Implementation code of non-parallel sequence-to-sequence VC

MIT License

248 stars 56 forks source link

Speaker and linguistic embedding visualizations do not look good as in the paper #29

Closed huukim136 closed 4 years ago

huukim136 commented 4 years ago

Hi @jxzhanggg ,

I trained your model and the converted speeches sound promising (I also attached some samples below). Then, I tried to visualize the speaker and linguistic embeddings. However, it did not seem perfectly overlapped as in the paper. Moreover, there are still some outliers lied in where it should not have been. (You can observe it in the figures below).
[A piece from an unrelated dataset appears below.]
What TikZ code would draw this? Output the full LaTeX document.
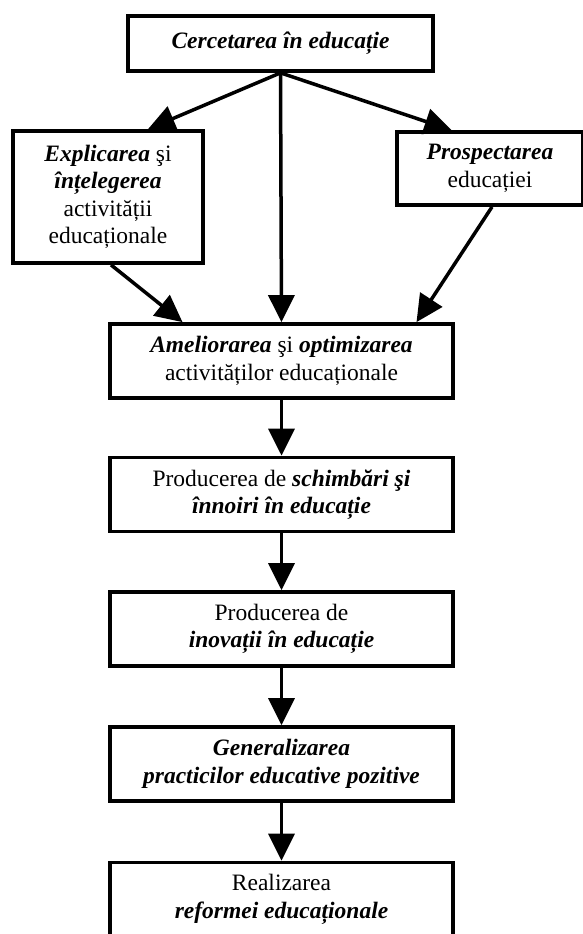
\documentclass[tikz,border=0pt]{standalone}
\usepackage{fontspec}
\setmainfont{Liberation Serif}
\usetikzlibrary{arrows.meta}
\newcommand{\kw}[1]{\textbf{\textit{#1}}}
\begin{document}
\begin{tikzpicture}[
    x=1pt, y=-1pt,
    every node/.style={draw, line width=3.75pt, align=center, inner sep=0pt,
        font=\fontsize{23.5}{27.5}\selectfont},
    stepbox/.style={minimum width=343pt, minimum height=74pt},
    link/.style={line width=3.5pt, -{Triangle[length=27pt,width=26pt]}}
]
\useasboundingbox (0,0) rectangle (582,934);
\node[minimum width=305pt, minimum height=55pt] (cerc) at (280.5,43.5)
    {\kw{Cercetarea în educație}};
\node[minimum width=190pt, minimum height=132pt] (expl) at (108,197)
    {\kw{Explicarea} şi\\ \kw{înțelegerea}\\ activității\\ educaționale};
\node[minimum width=186pt, minimum height=73pt] (prosp) at (490,168.5)
    {\kw{Prospectarea}\\ educației};
\node[stepbox] (amel) at (281.5,361)
    {\kw{Ameliorarea} şi \kw{optimizarea}\\ activităților educaționale};
\node[stepbox] (schimb) at (281.5,494.5)
    {Producerea de \kw{schimbări şi}\\ \kw{înnoiri în educație}};
\node[stepbox] (inov) at (281.5,629)
    {Producerea de\\ \kw{inovații în educație}};
\node[stepbox] (gen) at (281.5,764)
    {\kw{Generalizarea}\\ \kw{practicilor educative pozitive}};
\node[stepbox] (ref) at (281.5,899.5)
    {Realizarea\\ \kw{reformei educaționale}};
% arrows from the top box
\draw[link] (cerc.south) -- ([xshift=40pt]expl.north);
\draw[link] (cerc.south) -- ([xshift=-38.5pt]prosp.north);
\draw[link] (cerc.south) -- (amel.north);
% arrows into the middle box
\draw[link] ([xshift=3pt]expl.south) -- ([xshift=-99pt]amel.north);
\draw[link] ([xshift=2pt]prosp.south) -- ([xshift=135pt]amel.north);
% the chain below
\draw[link] (amel.south) -- (schimb.north);
\draw[link] (schimb.south) -- (inov.north);
\draw[link] (inov.south) -- (gen.north);
\draw[link] (gen.south) -- (ref.north);
\end{tikzpicture}
\end{document}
So I'm wondering if it's due to the wrong chosen parameters for t-SNE visualization function (eg. perplexity, iteration, learning_rate, etc.) or something else.

Could you give me some comments about that. Thank you!

samples.zip

jxzhanggg commented 4 years ago

Hi, it looks good! I used perplexity of 12 for your reference. And the iteration was 1000 epochs. I think the quality of clustering is affected by both the hyper-params of t-sne and the random effect in model training process. Try to lower the learning rate at the ending of the training, I think the network will converge better.

huukim136 commented 4 years ago

Thank you so much!

youngsuenXMLY commented 4 years ago

hi, it seems you have reproduced the results. What else preprocessing have you done? @huukim136

huukim136 commented 4 years ago

What else preprocessing have you done

Hi @youngsuenXMLY , I did nothing but only normalizing the mel features as the author recommended. In addition, remember to reduce the learning rate gradually as you train the model, you'll get good result.

ivancarapinha commented 4 years ago

What else preprocessing have you done

Hi @youngsuenXMLY , I did nothing but only normalizing the mel features as the author recommended. In addition, remember to reduce the learning rate gradually as you train the model, you'll get good result.

Hello @huukim136, @jxzhanggg. At what pace should the learning rate be reduced? Also, when you say "normalizing the mel features" are you referring to the normalization of mel-spectrograms in file extract_features.py, by setting norm=1? https://github.com/jxzhanggg/nonparaSeq2seqVC_code/blob/e2fe19592b8c3a8189b609f890f1c8870b1ca0ed/pre-train/reader/extract_features.py#L26

Thank you very much

youngsuenXMLY commented 4 years ago

@ivancarapinha the normalizing process: (x - x_mean)/x_std_var, x_mean is the global mean and x_std_var is the global standard variance. For the learning rate, I reduce the lr by a factor alpha=0.95. lr = lr*alpha if training_steps%1000==0.

ivancarapinha commented 4 years ago

@youngsuenXMLY, what data did you use to compute the global mean and global standard variance? Did you use all mel-spectrograms / spectrograms from the 99 speakers, or only the ones in the training set? Is it necessary to trim leading and trailing silence?

Thank you.

youngsuenXMLY commented 4 years ago

@ivancarapinha

I use all data(99 speakers' data) to generate the global mean and variance.
I use librosa to trim the silence part.

odcowl commented 4 years ago

Hi @huukim136, I am trying to visualize the speaker and linguistic embedding as you did, for the linguistic embedding, we want to use text_hidden and audio_seq2seq_hidden as input, it's that what you used for your second figure? But if we use it, each sentence has a different length of phonemes, so the output has a different size, it seems like Tsne Algo prefers a uniform size for its input so did you do a normalizing part for this too?

Thank you!

huukim136 commented 4 years ago

utput has a different size

Yes, exactly in the second figure I use audio_seq2seq_hidden as input. For example, audio_seq2seq_hidden has the shape of (L, 512), I calculate the mean of all L step to obtain a single (1,512) vector.